- **What needs to be done**:
Select, from the data, each line where "image" occurs.

——

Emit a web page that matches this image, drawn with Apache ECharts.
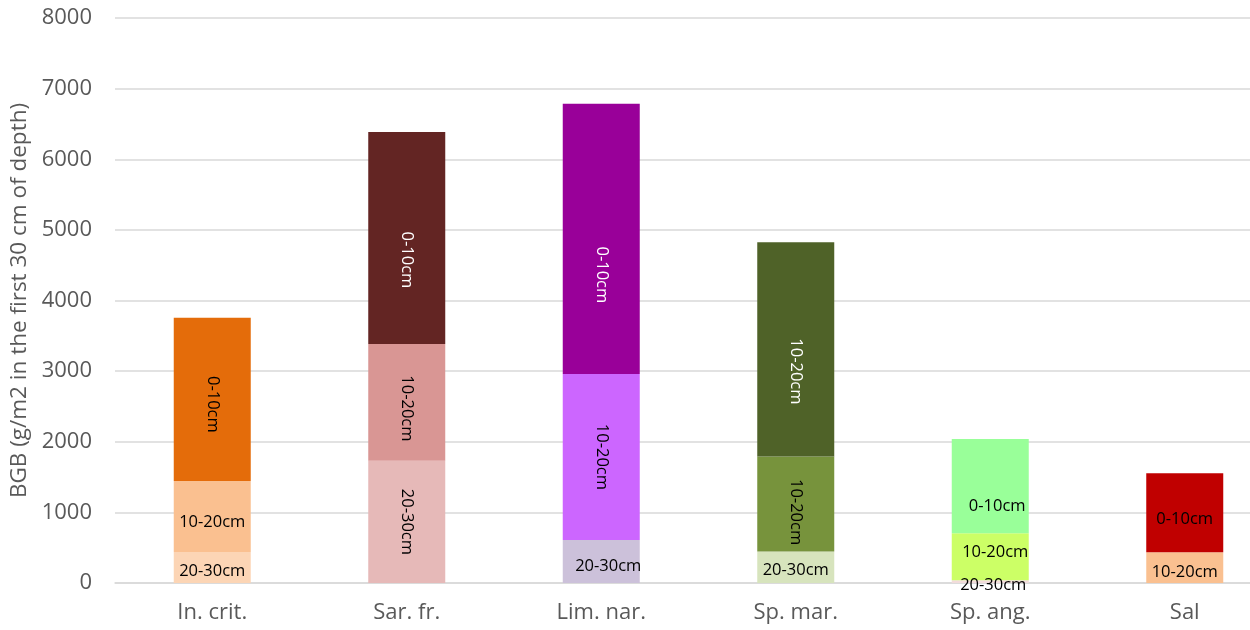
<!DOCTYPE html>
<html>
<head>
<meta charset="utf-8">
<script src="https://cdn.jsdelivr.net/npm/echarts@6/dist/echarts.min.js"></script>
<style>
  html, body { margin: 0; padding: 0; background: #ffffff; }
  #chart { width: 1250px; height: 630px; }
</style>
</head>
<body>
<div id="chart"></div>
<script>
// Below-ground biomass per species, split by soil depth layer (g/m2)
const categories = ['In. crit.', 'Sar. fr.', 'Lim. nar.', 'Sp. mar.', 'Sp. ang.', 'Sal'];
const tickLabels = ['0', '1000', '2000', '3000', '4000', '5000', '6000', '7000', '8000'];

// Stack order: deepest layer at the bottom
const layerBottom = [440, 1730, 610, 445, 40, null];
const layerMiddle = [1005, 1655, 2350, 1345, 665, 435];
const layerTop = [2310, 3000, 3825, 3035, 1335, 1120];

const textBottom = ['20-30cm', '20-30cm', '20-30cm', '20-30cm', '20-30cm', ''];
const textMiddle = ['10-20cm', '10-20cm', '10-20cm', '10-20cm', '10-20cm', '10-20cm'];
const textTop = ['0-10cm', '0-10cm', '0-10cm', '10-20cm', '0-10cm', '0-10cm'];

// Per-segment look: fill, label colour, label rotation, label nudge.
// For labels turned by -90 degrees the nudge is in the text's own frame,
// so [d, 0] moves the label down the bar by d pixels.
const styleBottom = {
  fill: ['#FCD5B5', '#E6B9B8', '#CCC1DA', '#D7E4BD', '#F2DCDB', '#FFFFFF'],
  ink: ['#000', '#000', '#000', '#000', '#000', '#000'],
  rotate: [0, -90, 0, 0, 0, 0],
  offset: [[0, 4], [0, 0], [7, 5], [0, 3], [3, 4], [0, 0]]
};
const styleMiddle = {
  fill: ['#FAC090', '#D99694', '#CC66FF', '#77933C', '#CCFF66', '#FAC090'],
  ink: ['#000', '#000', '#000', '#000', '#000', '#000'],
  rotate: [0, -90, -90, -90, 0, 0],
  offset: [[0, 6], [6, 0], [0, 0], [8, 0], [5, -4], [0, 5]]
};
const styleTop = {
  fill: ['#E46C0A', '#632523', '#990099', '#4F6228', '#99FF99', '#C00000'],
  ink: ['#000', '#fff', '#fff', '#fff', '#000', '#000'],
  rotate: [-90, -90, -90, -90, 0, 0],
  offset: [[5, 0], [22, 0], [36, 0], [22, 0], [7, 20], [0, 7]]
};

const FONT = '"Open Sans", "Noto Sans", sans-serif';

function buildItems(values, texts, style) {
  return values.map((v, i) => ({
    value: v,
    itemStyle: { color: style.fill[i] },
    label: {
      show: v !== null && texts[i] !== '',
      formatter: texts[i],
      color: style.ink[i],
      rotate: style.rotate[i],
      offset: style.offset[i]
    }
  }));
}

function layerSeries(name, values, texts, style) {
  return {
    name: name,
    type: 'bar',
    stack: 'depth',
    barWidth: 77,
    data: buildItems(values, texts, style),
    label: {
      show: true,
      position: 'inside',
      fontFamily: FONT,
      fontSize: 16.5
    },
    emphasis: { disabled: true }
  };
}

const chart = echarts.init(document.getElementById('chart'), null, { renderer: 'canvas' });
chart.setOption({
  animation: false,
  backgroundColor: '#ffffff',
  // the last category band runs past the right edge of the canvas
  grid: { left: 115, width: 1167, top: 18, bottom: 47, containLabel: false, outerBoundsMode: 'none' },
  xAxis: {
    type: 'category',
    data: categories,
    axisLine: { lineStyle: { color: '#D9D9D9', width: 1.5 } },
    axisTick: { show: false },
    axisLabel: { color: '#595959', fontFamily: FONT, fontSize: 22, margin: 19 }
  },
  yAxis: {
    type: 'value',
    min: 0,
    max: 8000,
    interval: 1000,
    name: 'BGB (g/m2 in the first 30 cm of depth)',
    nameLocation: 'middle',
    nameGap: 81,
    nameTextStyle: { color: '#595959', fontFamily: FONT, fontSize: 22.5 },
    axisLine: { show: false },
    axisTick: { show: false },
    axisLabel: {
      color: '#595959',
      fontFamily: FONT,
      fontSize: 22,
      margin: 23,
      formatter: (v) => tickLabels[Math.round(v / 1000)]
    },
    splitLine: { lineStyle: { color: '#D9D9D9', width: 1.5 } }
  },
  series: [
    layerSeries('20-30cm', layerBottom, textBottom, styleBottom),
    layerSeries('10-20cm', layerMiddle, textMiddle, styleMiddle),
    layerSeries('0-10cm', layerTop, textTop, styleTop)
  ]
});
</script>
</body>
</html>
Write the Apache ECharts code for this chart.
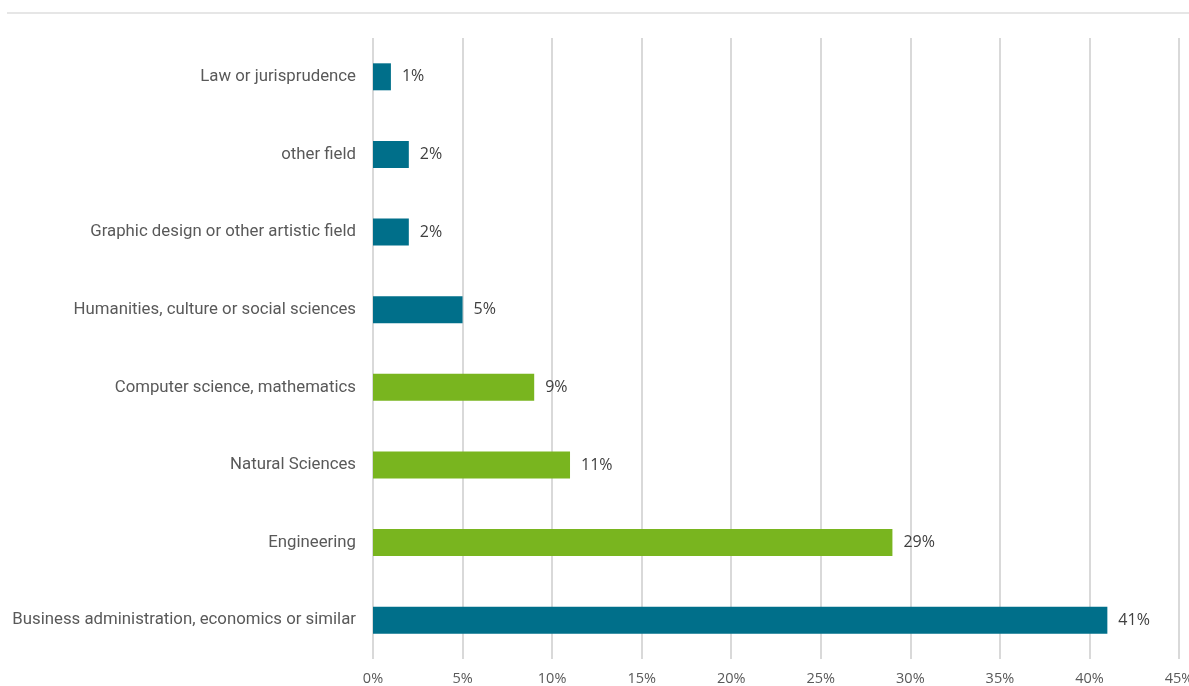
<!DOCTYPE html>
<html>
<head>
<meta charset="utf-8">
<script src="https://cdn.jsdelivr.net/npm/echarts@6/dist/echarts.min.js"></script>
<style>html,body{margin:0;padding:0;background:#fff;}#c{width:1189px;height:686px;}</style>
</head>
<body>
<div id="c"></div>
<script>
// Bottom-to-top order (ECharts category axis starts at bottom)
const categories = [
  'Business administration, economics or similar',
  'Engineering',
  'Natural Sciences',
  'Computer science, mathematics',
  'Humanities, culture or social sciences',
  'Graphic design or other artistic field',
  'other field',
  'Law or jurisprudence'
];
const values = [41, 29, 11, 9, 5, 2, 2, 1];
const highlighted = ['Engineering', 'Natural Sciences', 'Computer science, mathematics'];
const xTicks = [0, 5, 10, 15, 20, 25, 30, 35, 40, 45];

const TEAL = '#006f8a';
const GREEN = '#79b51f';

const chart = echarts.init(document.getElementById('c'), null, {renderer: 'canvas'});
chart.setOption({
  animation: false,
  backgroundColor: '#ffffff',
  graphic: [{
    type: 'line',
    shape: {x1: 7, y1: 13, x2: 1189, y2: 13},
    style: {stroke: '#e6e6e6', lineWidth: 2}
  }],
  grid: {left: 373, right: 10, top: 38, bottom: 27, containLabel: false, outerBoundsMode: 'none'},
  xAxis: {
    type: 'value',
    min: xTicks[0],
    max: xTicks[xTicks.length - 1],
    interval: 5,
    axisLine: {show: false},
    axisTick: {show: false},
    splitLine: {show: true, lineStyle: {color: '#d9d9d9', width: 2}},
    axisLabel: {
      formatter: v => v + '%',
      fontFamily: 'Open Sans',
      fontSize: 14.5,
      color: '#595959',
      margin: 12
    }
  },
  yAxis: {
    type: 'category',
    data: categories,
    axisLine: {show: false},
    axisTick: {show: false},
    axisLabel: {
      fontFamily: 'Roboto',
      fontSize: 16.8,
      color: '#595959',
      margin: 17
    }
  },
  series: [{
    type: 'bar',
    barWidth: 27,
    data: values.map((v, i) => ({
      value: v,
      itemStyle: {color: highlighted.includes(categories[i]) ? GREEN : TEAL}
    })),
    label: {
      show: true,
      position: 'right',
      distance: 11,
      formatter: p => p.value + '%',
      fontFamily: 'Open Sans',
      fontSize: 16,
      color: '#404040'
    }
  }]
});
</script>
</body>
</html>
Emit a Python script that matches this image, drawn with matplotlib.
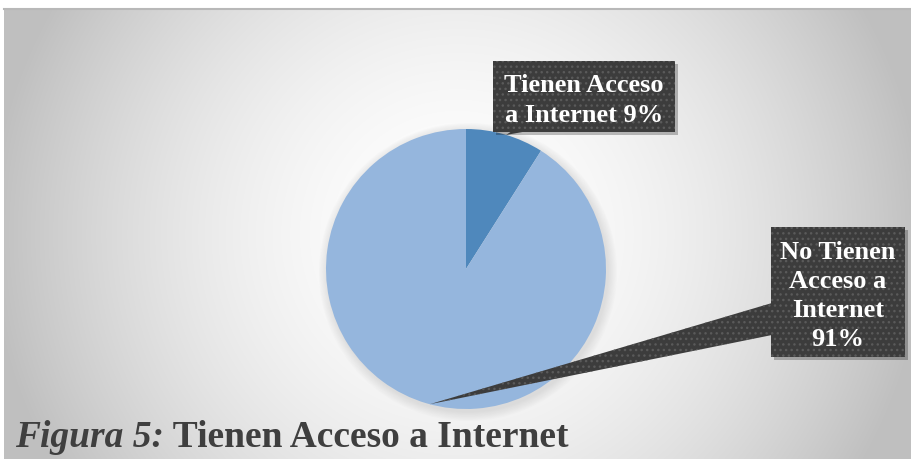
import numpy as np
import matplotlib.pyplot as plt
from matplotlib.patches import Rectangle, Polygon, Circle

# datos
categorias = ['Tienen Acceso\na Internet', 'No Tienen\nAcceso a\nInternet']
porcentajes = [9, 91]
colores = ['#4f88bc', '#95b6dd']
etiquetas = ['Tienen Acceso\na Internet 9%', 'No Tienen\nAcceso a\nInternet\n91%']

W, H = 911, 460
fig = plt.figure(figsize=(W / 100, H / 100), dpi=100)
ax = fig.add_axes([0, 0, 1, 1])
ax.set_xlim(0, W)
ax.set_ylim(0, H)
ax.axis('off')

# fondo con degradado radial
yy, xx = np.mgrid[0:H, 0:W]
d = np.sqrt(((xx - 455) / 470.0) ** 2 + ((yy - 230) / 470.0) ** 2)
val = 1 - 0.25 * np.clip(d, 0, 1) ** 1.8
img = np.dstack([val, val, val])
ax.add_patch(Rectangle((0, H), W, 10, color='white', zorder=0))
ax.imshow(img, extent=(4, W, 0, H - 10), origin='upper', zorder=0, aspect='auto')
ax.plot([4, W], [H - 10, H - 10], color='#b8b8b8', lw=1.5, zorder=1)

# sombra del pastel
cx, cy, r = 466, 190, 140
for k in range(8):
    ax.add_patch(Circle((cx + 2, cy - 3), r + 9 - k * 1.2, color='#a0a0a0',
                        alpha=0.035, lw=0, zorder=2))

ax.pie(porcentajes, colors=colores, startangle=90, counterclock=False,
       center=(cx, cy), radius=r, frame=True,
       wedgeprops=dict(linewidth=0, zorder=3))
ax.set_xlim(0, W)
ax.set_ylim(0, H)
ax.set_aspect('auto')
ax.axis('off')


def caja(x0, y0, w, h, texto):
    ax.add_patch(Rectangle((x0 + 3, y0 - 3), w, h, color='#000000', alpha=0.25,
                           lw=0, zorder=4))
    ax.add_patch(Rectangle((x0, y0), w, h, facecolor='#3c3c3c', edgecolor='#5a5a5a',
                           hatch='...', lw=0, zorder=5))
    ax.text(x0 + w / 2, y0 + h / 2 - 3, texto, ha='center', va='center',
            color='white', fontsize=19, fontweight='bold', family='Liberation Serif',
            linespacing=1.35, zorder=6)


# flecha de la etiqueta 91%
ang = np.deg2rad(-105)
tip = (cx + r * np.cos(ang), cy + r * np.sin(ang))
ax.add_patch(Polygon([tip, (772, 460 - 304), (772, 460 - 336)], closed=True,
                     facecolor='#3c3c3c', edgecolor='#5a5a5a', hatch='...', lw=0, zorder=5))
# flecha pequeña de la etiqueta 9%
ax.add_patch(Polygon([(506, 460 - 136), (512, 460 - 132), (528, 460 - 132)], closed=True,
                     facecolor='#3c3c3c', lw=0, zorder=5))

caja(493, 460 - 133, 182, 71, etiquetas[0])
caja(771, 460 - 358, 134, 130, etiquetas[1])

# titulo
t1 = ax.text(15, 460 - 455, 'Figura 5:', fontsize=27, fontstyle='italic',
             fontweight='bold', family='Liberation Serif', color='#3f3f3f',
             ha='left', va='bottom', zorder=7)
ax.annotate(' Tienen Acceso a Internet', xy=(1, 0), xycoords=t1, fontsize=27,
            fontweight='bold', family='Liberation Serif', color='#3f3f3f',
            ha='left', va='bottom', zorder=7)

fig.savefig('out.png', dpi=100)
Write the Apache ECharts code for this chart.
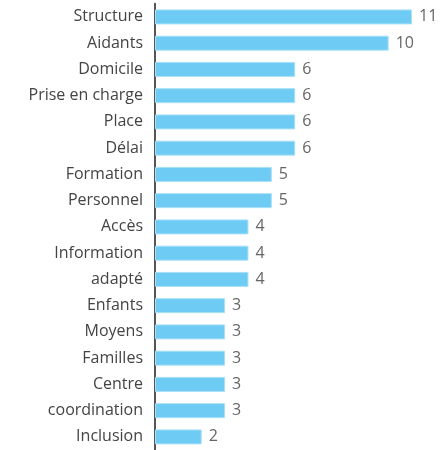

——

- **Response below**:
Emit a web page that matches this image, drawn with Apache ECharts.
Emit a Python script that matches this image, drawn with matplotlib.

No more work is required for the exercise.